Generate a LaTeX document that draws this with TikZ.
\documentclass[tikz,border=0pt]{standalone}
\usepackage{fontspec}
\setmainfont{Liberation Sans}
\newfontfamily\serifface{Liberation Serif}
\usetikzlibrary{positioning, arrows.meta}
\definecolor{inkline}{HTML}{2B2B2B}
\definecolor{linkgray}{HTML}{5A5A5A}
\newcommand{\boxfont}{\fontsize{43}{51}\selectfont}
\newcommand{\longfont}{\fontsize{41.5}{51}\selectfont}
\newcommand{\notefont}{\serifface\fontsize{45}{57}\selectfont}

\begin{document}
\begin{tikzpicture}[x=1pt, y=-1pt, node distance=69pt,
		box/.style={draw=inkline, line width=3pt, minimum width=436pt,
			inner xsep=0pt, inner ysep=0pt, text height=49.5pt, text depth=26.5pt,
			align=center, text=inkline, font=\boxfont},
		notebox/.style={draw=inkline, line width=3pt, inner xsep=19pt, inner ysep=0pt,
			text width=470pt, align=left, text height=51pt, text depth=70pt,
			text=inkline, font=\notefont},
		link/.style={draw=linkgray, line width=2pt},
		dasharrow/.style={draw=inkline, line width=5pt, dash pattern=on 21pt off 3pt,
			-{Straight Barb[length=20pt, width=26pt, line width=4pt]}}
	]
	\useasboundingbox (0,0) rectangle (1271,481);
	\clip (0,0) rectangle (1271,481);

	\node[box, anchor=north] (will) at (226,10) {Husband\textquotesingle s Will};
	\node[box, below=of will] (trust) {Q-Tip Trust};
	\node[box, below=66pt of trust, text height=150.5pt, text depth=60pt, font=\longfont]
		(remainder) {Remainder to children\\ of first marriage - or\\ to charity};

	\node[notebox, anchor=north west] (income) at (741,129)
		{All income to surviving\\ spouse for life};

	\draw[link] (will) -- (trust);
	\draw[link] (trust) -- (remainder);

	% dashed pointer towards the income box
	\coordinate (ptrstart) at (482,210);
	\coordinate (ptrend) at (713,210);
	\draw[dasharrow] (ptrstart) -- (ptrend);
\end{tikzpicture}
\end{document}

______

*OBJECTIVE*
Output the listing above word for word.

*CORRECT OUTPUT*
Generate a LaTeX document that draws this with TikZ.
\documentclass[tikz,border=0pt]{standalone}
\usepackage{fontspec}
\setmainfont{Liberation Sans}
\newfontfamily\serifface{Liberation Serif}
\usetikzlibrary{positioning, arrows.meta}
\definecolor{inkline}{HTML}{2B2B2B}
\definecolor{linkgray}{HTML}{5A5A5A}
\newcommand{\boxfont}{\fontsize{43}{51}\selectfont}
\newcommand{\longfont}{\fontsize{41.5}{51}\selectfont}
\newcommand{\notefont}{\serifface\fontsize{45}{57}\selectfont}

\begin{document}
\begin{tikzpicture}[x=1pt, y=-1pt, node distance=69pt,
		box/.style={draw=inkline, line width=3pt, minimum width=436pt,
			inner xsep=0pt, inner ysep=0pt, text height=49.5pt, text depth=26.5pt,
			align=center, text=inkline, font=\boxfont},
		notebox/.style={draw=inkline, line width=3pt, inner xsep=19pt, inner ysep=0pt,
			text width=470pt, align=left, text height=51pt, text depth=70pt,
			text=inkline, font=\notefont},
		link/.style={draw=linkgray, line width=2pt},
		dasharrow/.style={draw=inkline, line width=5pt, dash pattern=on 21pt off 3pt,
			-{Straight Barb[length=20pt, width=26pt, line width=4pt]}}
	]
	\useasboundingbox (0,0) rectangle (1271,481);
	\clip (0,0) rectangle (1271,481);

	\node[box, anchor=north] (will) at (226,10) {Husband\textquotesingle s Will};
	\node[box, below=of will] (trust) {Q-Tip Trust};
	\node[box, below=66pt of trust, text height=150.5pt, text depth=60pt, font=\longfont]
		(remainder) {Remainder to children\\ of first marriage - or\\ to charity};

	\node[notebox, anchor=north west] (income) at (741,129)
		{All income to surviving\\ spouse for life};

	\draw[link] (will) -- (trust);
	\draw[link] (trust) -- (remainder);

	% dashed pointer towards the income box
	\coordinate (ptrstart) at (482,210);
	\coordinate (ptrend) at (713,210);
	\draw[dasharrow] (ptrstart) -- (ptrend);
\end{tikzpicture}
\end{document}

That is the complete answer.